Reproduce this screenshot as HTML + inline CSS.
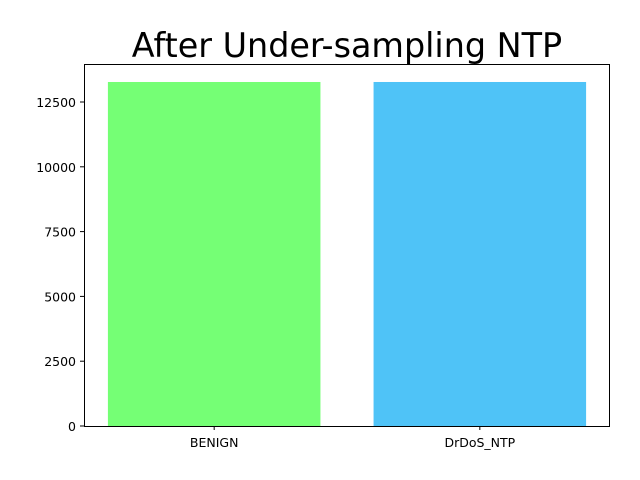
<!DOCTYPE html>
<html><head><meta charset="utf-8"><style>
body{margin:0;background:#fff}
svg{display:block;font-family:"DejaVu Sans","Liberation Sans",sans-serif}
</style></head><body>
<svg id="chart" width="640" height="480">
<text x="347" y="57" font-size="33.4" text-anchor="middle">After Under-sampling NTP</text>
</svg>
<script>
const categories = ["BENIGN", "DrDoS_NTP"];
const values = [13272, 13272];
const colors = ["#75ff75", "#4fc3f7"];
const yTicks = [0, 2500, 5000, 7500, 10000, 12500];

const svg = document.getElementById('chart');
const NS = 'http://www.w3.org/2000/svg';
const L = 84, R = 610, T = 64, B = 426;
const xMin = -0.49, xMax = 1.49, yMax = 12500 * (B - T) / (B - 102);
function x(v){ return L + (v - xMin) / (xMax - xMin) * (R - L); }
function y(v){ return B - v / yMax * (B - T); }
function mk(tag, attrs){ const e = document.createElementNS(NS, tag); for (const k in attrs) e.setAttribute(k, attrs[k]); svg.appendChild(e); return e; }

categories.forEach((c, i) => {
  const r = mk('rect', {x: x(i - 0.4), y: y(values[i]), width: x(i + 0.4) - x(i - 0.4), height: B - y(values[i]), fill: colors[i]});
  
  
  const tk = mk('line', {x1: x(i), x2: x(i), y1: B, y2: B + 4, stroke: '#000'});
  
  
  const t = mk('text', {x: x(i), y: B + 21, 'font-size': 12.5, 'text-anchor': 'middle'});
  t.textContent = c;
  
  
});
yTicks.forEach(v => {
  const tk = mk('line', {x1: L - 4, x2: L, y1: y(v), y2: y(v), stroke: '#000'});
  
  
  const t = mk('text', {x: L - 8, y: y(v) + 5, 'font-size': 12.5, 'text-anchor': 'end'});
  t.textContent = v;
  
  
});
const frame = mk('rect', {x: L + 0.5, y: T + 0.5, width: R - L - 1, height: B - T, fill: 'none', stroke: '#000', 'stroke-width': 1});


</script>
</body></html>
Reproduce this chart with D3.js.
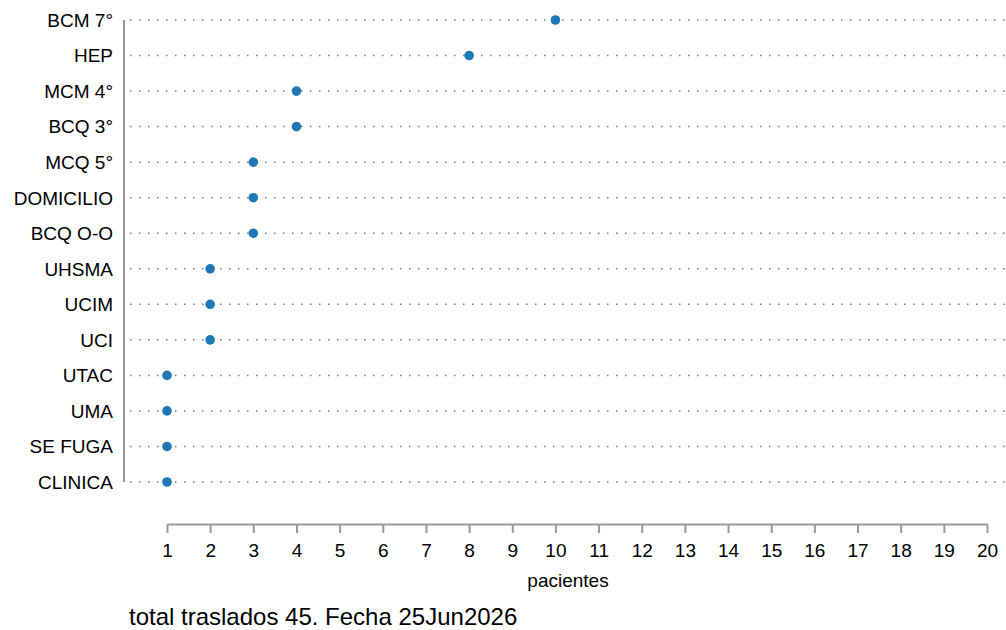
<!DOCTYPE html>
<html><head><meta charset="utf-8">
<script src="https://cdn.jsdelivr.net/npm/d3@7"></script>
<style>body{margin:0;background:#fff}svg{display:block;font-family:"Liberation Sans",Arial,sans-serif}</style>
</head><body>
<svg id="c" width="1006" height="630"></svg>
<script>
const categories = ["BCM 7°","HEP","MCM 4°","BCQ 3°","MCQ 5°","DOMICILIO","BCQ O-O","UHSMA","UCIM","UCI","UTAC","UMA","SE FUGA","CLINICA"];
const values = [10,8,4,4,3,3,3,2,2,2,1,1,1,1];
const xTicks = d3.range(1,21);
const xTitle = "pacientes";
const footer = "total traslados 45. Fecha 25Jun2026";

const svg = d3.select("#c");
const x = d3.scaleLinear().domain([1,20]).range([167,987]);
const y = d3.scalePoint().domain(categories).range([20,482]);

// dotted guide lines
svg.append("g").selectAll("line").data(categories).join("line")
  .attr("x1",130).attr("x2",1006)
  .attr("y1",d=>y(d)).attr("y2",d=>y(d))
  .attr("stroke","#777").attr("stroke-width",1.5)
  .attr("stroke-dasharray","1.5,7.5");

// y axis line
svg.append("line").attr("x1",124).attr("x2",124).attr("y1",y(categories[0])).attr("y2",y(categories[categories.length-1]))
  .attr("stroke","#999").attr("stroke-width",2);

// y labels
svg.append("g").selectAll("text").data(categories).join("text")
  .attr("x",113).attr("y",d=>y(d)).attr("dy","0.36em")
  .attr("text-anchor","end").attr("font-size",19).attr("fill","#000").text(d=>d);

// points
svg.append("g").selectAll("circle").data(categories).join("circle")
  .attr("cx",(d,i)=>x(values[i])).attr("cy",d=>y(d)).attr("r",4.8).attr("fill","#1f77b4");

// x axis
const ax = svg.append("g").attr("transform","translate(0,524)")
  .call(d3.axisBottom(x).tickValues(xTicks).tickSize(9).tickSizeOuter(0).tickPadding(11).tickFormat(d3.format("d")));
ax.select(".domain").attr("stroke","#999").attr("stroke-width",2);
ax.selectAll(".tick line").attr("stroke","#999").attr("stroke-width",2);
ax.selectAll(".tick text").attr("font-size",19).attr("fill","#000").attr("font-family","Liberation Sans, Arial, sans-serif");

svg.append("text").attr("x",568).attr("y",587).attr("text-anchor","middle")
  .attr("font-size",19).attr("fill","#000").text(xTitle);

svg.append("text").attr("x",129).attr("y",625).attr("font-size",24).attr("fill","#000").text(footer);
</script>
</body></html>
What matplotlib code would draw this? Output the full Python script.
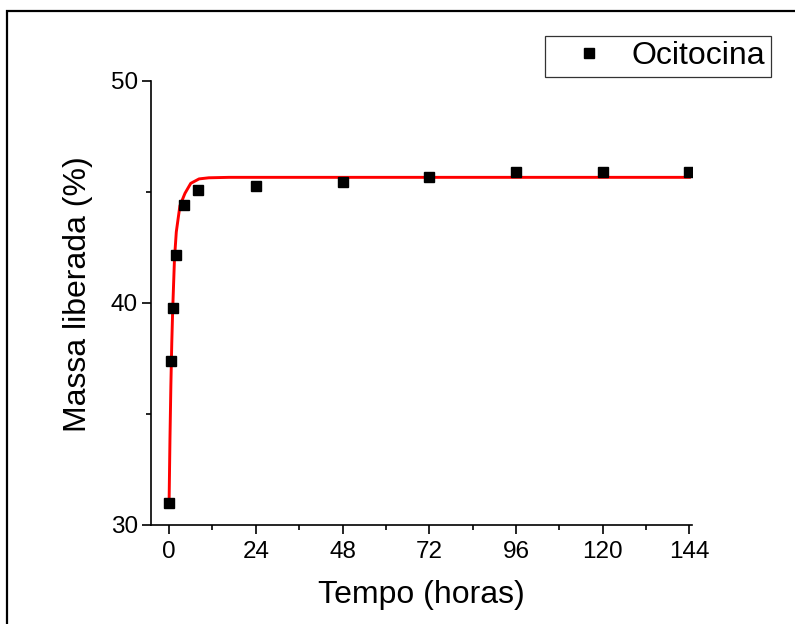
import matplotlib
matplotlib.use('Agg')
import matplotlib.pyplot as plt
from matplotlib.patches import Rectangle
from matplotlib.ticker import MultipleLocator

plt.rcParams['font.family'] = ['Liberation Sans', 'DejaVu Sans']

# pontos experimentais
tempo = [0, 0.5, 1, 2, 4, 8, 24, 48, 72, 96, 120, 144]
massa = [30.98, 37.37, 39.76, 42.14, 44.41, 45.08, 45.29, 45.45, 45.68, 45.89, 45.89, 45.90]

# curva de ajuste
tempo_fit = [0, 0.25, 0.5, 0.75, 1.0, 1.5, 2.0, 3.0, 4.4, 6.0, 8.3, 11, 16.6, 144]
massa_fit = [30.95, 33.9, 36.3, 38.2, 39.68, 42.0, 43.2, 44.38, 44.94, 45.39, 45.59, 45.64, 45.66, 45.66]

xticks = [0, 24, 48, 72, 96, 120, 144]

fig = plt.figure(figsize=(7.95, 6.24), dpi=100)
ax = fig.add_axes([151/795, 1-525/624, (692.3-151)/795, (525-81)/624])

ax.plot(tempo_fit, massa_fit, color='red', lw=2.1, zorder=2)
ax.plot(tempo, massa, 's', color='black', ms=7.5, label='Ocitocina', zorder=3)

ax.set_xlim(-5, 144.8)
ax.set_ylim(30, 50)
ax.set_xticks(xticks)
ax.xaxis.set_minor_locator(MultipleLocator(12))
ax.yaxis.set_major_locator(MultipleLocator(10))
ax.yaxis.set_minor_locator(MultipleLocator(5))

for s in ['top', 'right']:
    ax.spines[s].set_visible(False)
for s in ['left', 'bottom']:
    ax.spines[s].set_linewidth(1.2)

ax.tick_params(which='major', length=6.5, width=1.2, labelsize=17.5, direction='out')
ax.tick_params(which='minor', length=3.5, width=1.2, direction='out')
ax.tick_params(axis='x', pad=5)
ax.tick_params(axis='y', pad=3)

ax.set_xlabel('Tempo (horas)', fontsize=23, labelpad=12)
ax.set_ylabel('Massa liberada (%)', fontsize=23)
ax.yaxis.set_label_coords(-0.107, 0.52)

leg = ax.legend(loc='upper right', bbox_to_anchor=(771/795, 1-36/624),
                bbox_transform=fig.transFigure, fontsize=23, numpoints=1,
                frameon=True, fancybox=False, borderpad=0.17, borderaxespad=0,
                handlelength=2.4, handletextpad=0.15)
leg.get_frame().set_edgecolor('black')
leg.get_frame().set_linewidth(0.9)

# moldura da figura
fig.patches.append(Rectangle((7.3/795, -0.1), 1.2, 1-11/624+0.1, transform=fig.transFigure,
                             fill=False, edgecolor='black', lw=1.6, clip_on=False))

plt.savefig('out.png', dpi=100)
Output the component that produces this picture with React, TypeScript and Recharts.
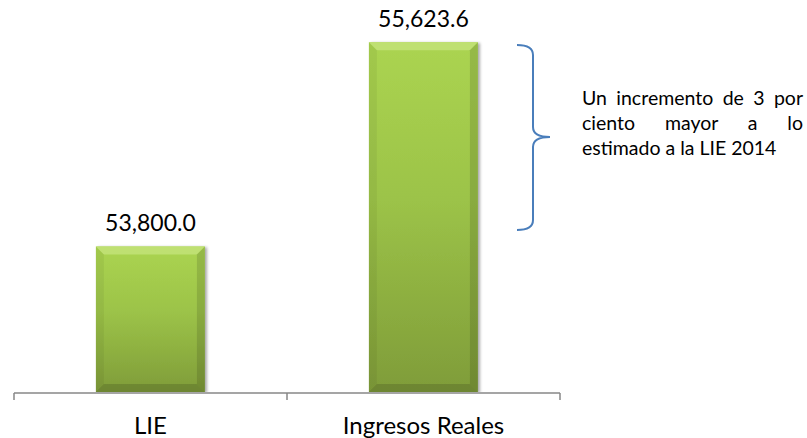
import React, { useLayoutEffect, useRef, useState } from "react";
import { BarChart, Bar, XAxis, YAxis, LabelList } from "recharts";

const categories = ["LIE", "Ingresos Reales"];
const values = [53800.0, 55623.6];
const yDomain = [52500, 56000];
const frameTicks = [0, 1, 2];
const noteLines = ["Un incremento de 3 por", "ciento mayor a lo", "estimado a la LIE 2014"];

const FONT = "Lato, 'Noto Sans', sans-serif";

const data = categories.map((name, i) => ({ name, value: values[i], pos: i + 0.5 }));

function BevelBar(props: any) {
  const { x, y, width, height } = props;
  if (!height || height <= 0) return null;
  const b = 8;
  return (
    <g filter="url(#barShadow)">
      <rect x={x} y={y} width={width} height={height} fill="url(#barGrad)" />
      <polygon
        points={`${x},${y} ${x + width},${y} ${x + width - b},${y + b} ${x + b},${y + b}`}
        fill="#c6e47e"
        opacity={0.75}
      />
      <polygon
        points={`${x},${y} ${x + b},${y + b} ${x + b},${y + height - b} ${x},${y + height}`}
        fill="#000"
        opacity={0.05}
      />
      <polygon
        points={`${x + width},${y} ${x + width - b},${y + b} ${x + width - b},${y + height - b} ${x + width},${y + height}`}
        fill="#000"
        opacity={0.12}
      />
      <polygon
        points={`${x},${y + height} ${x + b},${y + height - b} ${x + width - b},${y + height - b} ${x + width},${y + height}`}
        fill="#000"
        opacity={0.14}
      />
    </g>
  );
}

const fmt = (v: any) =>
  Number(v).toLocaleString("en-US", { minimumFractionDigits: 1, maximumFractionDigits: 1 });

// justified note text, word spacing measured after mount
function Note() {
  const refs = useRef<(SVGTextElement | null)[]>([]);
  const [spacing, setSpacing] = useState<number[]>([0, 0, 0]);
  useLayoutEffect(() => {
    const next = noteLines.map((line, i) => {
      const el = refs.current[i];
      if (!el || i === noteLines.length - 1) return 0;
      const gaps = line.split(" ").length - 1;
      return (221 - el.getComputedTextLength()) / gaps;
    });
    setSpacing(next);
  }, []);
  return (
    <>
      {noteLines.map((line, i) => (
        <text
          key={i}
          ref={(el) => {
            refs.current[i] = el;
          }}
          x={582}
          y={105 + i * 25}
          fontSize={19.5}
          fontFamily={FONT}
          fill="#000"
          style={{ wordSpacing: spacing[i] }}
        >
          {line}
        </text>
      ))}
    </>
  );
}

export default function App() {
  return (
    <div style={{ position: "absolute", left: 0, top: 0, width: 807, height: 438, background: "#fff" }}>
      <BarChart
        width={807}
        height={438}
        data={data}
        margin={{ top: 0, right: 247, bottom: 0, left: 14 }}
        barCategoryGap="30%"
      >
        <defs>
          <linearGradient id="barGrad" x1="0" y1="0" x2="0" y2="1">
            <stop offset="0%" stopColor="#abd451" />
            <stop offset="45%" stopColor="#9cc348" />
            <stop offset="100%" stopColor="#7f9c39" />
          </linearGradient>
          <filter id="barShadow" x="-10%" y="-5%" width="125%" height="115%">
            <feDropShadow dx="2" dy="1" stdDeviation="1.5" floodColor="#000" floodOpacity="0.35" />
          </filter>
        </defs>
        <XAxis
          xAxisId="cat"
          dataKey="name"
          height={1}
          axisLine={false}
          tickLine={false}
          tickSize={7}
          tickMargin={18}
          interval={0}
          tick={{ fontSize: 24, fill: "#000", fontFamily: FONT }}
        />
        <XAxis
          xAxisId="frame"
          type="number"
          dataKey="pos"
          domain={[0, 2]}
          ticks={frameTicks}
          allowDataOverflow
          height={45}
          interval={0}
          tickFormatter={() => ""}
          tickSize={7}
          axisLine={{ stroke: "#878787", strokeWidth: 1.5 }}
          tickLine={{ stroke: "#878787", strokeWidth: 1.5 }}
        />
        <YAxis hide domain={yDomain} allowDataOverflow />
        <Bar dataKey="value" xAxisId="cat" shape={<BevelBar />} isAnimationActive={false}>
          <LabelList
            dataKey="value"
            position="top"
            offset={15}
            formatter={fmt as never}
            style={{ fontSize: 23, fill: "#000", fontFamily: FONT }}
          />
        </Bar>
      </BarChart>
      <svg
        width={807}
        height={438}
        style={{ position: "absolute", left: 0, top: 0, pointerEvents: "none" }}
      >
        <path
          d="M517,45 Q533,45 533,55 L533,127 Q533,137 550,137 Q533,137 533,147 L533,220 Q533,230 517,230"
          fill="none"
          stroke="#4a7ebb"
          strokeWidth={2}
        />
        <Note />
      </svg>
    </div>
  );
}
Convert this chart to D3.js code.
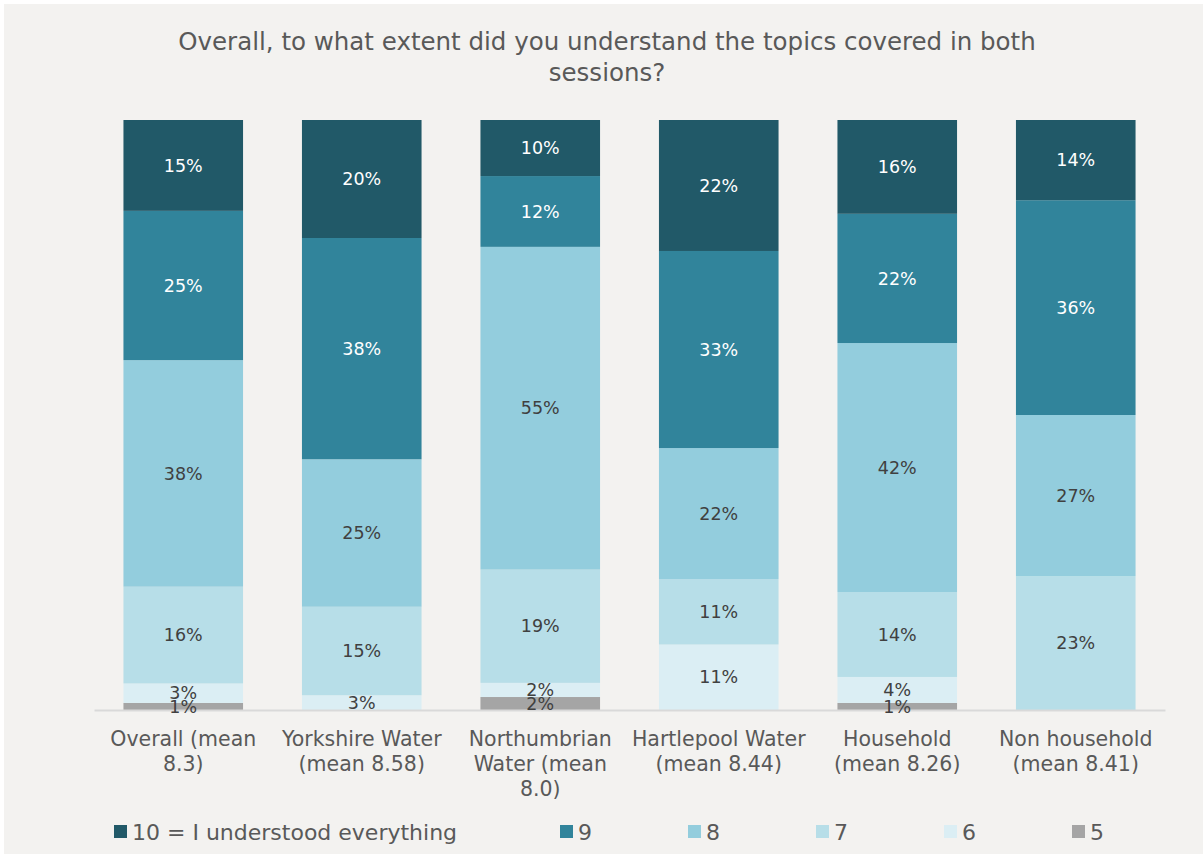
<!DOCTYPE html>
<html>
<head>
<meta charset="utf-8">
<script src="https://cdn.jsdelivr.net/npm/d3@7"></script>
<style>
  body { margin: 0; background: #ffffff; }
  svg { display: block; }
</style>
</head>
<body>
<div id="chart"></div>
<script>
// categories (each label split into its display lines)
var categories = ["Overall", "Yorkshire", "Northumbrian", "Hartlepool", "Household", "Non household"];
var categoryLines = [
    ["Overall (mean", "8.3)"],
    ["Yorkshire Water", "(mean 8.58)"],
    ["Northumbrian", "Water (mean", "8.0)"],
    ["Hartlepool Water", "(mean 8.44)"],
    ["Household", "(mean 8.26)"],
    ["Non household", "(mean 8.41)"]
];

// series, bottom of the stack first (percent of respondents)
var keys = ["5", "6", "7", "8", "9", "10"];
var legendNames = ["10 = I understood everything", "9", "8", "7", "6", "5"];
var score5  = [1.2, 0,    2.2,  0,    1.2,  0];
var score6  = [3.3, 2.5,  2.4,  11.1, 4.4,  0];
var score7  = [16.4, 15.0, 19.2, 11.1, 14.4, 22.7];
var score8  = [38.4, 25.0, 54.7, 22.2, 42.2, 27.3];
var score9  = [25.3, 37.5, 12.0, 33.4, 21.9, 36.4];
var score10 = [15.4, 20.0, 9.5,  22.2, 15.9, 13.6];

var title = ["Overall, to what extent did you understand the topics covered in both", "sessions?"];

var width = 1203, height = 854;
var fontFam = "'DejaVu Sans', sans-serif";

var svg = d3.select("#chart")
    .append("svg")
    .attr("width", width)
    .attr("height", height);

// chart background
svg.append("rect")
    .attr("x", 4).attr("y", 4)
    .attr("width", width - 4).attr("height", height - 4)
    .attr("fill", "#f3f2f0");

// build rows for the stack
var data = categories.map(function (c, i) {
    return {
        cat: c,
        "5": score5[i], "6": score6[i], "7": score7[i],
        "8": score8[i], "9": score9[i], "10": score10[i]
    };
});

var stackedData = d3.stack().keys(keys)(data);

var color = d3.scaleOrdinal()
    .domain(keys)
    .range(["#a5a5a5", "#dbeef4", "#b7dee8", "#93cddd", "#31849b", "#215968"]);

var labelColor = d3.scaleOrdinal()
    .domain(keys)
    .range(["#404040", "#404040", "#404040", "#404040", "#ffffff", "#ffffff"]);

var x = d3.scaleBand()
    .domain(categories)
    .range([94, 1165])
    .paddingInner(0.33)
    .paddingOuter(0.165);

var y = d3.scaleLinear()
    .domain([0, 100])
    .range([710, 120]);

// title
svg.append("g").selectAll("text")
    .data(title)
    .enter()
    .append("text")
    .attr("x", 607)
    .attr("y", function (d, i) { return 50 + i * 31; })
    .attr("text-anchor", "middle")
    .style("font-family", fontFam)
    .style("font-size", "24.5px")
    .style("fill", "#595959")
    .text(function (d) { return d; });

// bars
var layers = svg.append("g")
    .selectAll("g")
    .data(stackedData)
    .enter()
    .append("g")
    .attr("fill", function (d) { return color(d.key); });

layers.selectAll("rect")
    .data(function (d) { return d; })
    .enter()
    .append("rect")
    .attr("x", function (d) { return x(d.data.cat); })
    .attr("y", function (d) { return y(d[1]); })
    .attr("height", function (d) { return y(d[0]) - y(d[1]); })
    .attr("width", x.bandwidth());

// axis line
svg.append("g")
    .attr("transform", "translate(0,710)")
    .call(d3.axisBottom(x).tickSize(0).tickFormat(""))
    .call(function (g) {
        g.select(".domain").attr("stroke", "#d9d9d9").attr("stroke-width", 2);
    });

// data labels, drawn above every bar
var labelLayer = svg.append("g");
stackedData.forEach(function (s) {
    labelLayer.append("g")
        .selectAll("text")
        .data(s.filter(function (d) { return d[1] - d[0] > 0; }))
        .enter()
        .append("text")
        .attr("x", function (d) { return x(d.data.cat) + x.bandwidth() / 2; })
        .attr("y", function (d) { return (y(d[0]) + y(d[1])) / 2; })
        .attr("dy", "0.35em")
        .attr("text-anchor", "middle")
        .style("font-family", fontFam)
        .style("font-size", "17.5px")
        .style("fill", labelColor(s.key))
        .text(function (d) { return Math.round(d[1] - d[0]) + "%"; });
});

// category labels
var catLabels = svg.append("g")
    .selectAll("text")
    .data(categories)
    .enter()
    .append("text")
    .attr("x", function (d) { return x(d) + x.bandwidth() / 2; })
    .attr("y", 746)
    .attr("text-anchor", "middle")
    .style("font-family", fontFam)
    .style("font-size", "20.5px")
    .style("fill", "#595959");

catLabels.selectAll("tspan")
    .data(function (d, i) { return categoryLines[i]; })
    .enter()
    .append("tspan")
    .attr("x", function () { return d3.select(this.parentNode).attr("x"); })
    .attr("dy", function (d, i) { return i === 0 ? 0 : 25; })
    .text(function (d) { return d; });

// legend
var legendKeys = keys.slice().reverse();
var legend = svg.append("g")
    .selectAll("g")
    .data(legendKeys)
    .enter()
    .append("g")
    .attr("transform", function (d, i) {
        var lx = i === 0 ? 114 : 560 + (i - 1) * 128;
        return "translate(" + lx + ",832)";
    });

legend.append("rect")
    .attr("x", 0).attr("y", -7)
    .attr("width", 13).attr("height", 13)
    .attr("fill", function (d) { return color(d); });

legend.append("text")
    .attr("x", 18)
    .attr("dy", "0.35em")
    .style("font-family", fontFam)
    .style("font-size", "22px")
    .style("fill", "#595959")
    .text(function (d, i) { return legendNames[i]; });
</script>
</body>
</html>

#####

*Work required*.
Pick out each line that holds the string "React".

*Final answer*.
Output the component that produces this picture with React, TypeScript and Recharts.
import React, { useLayoutEffect, useRef, useState } from "react";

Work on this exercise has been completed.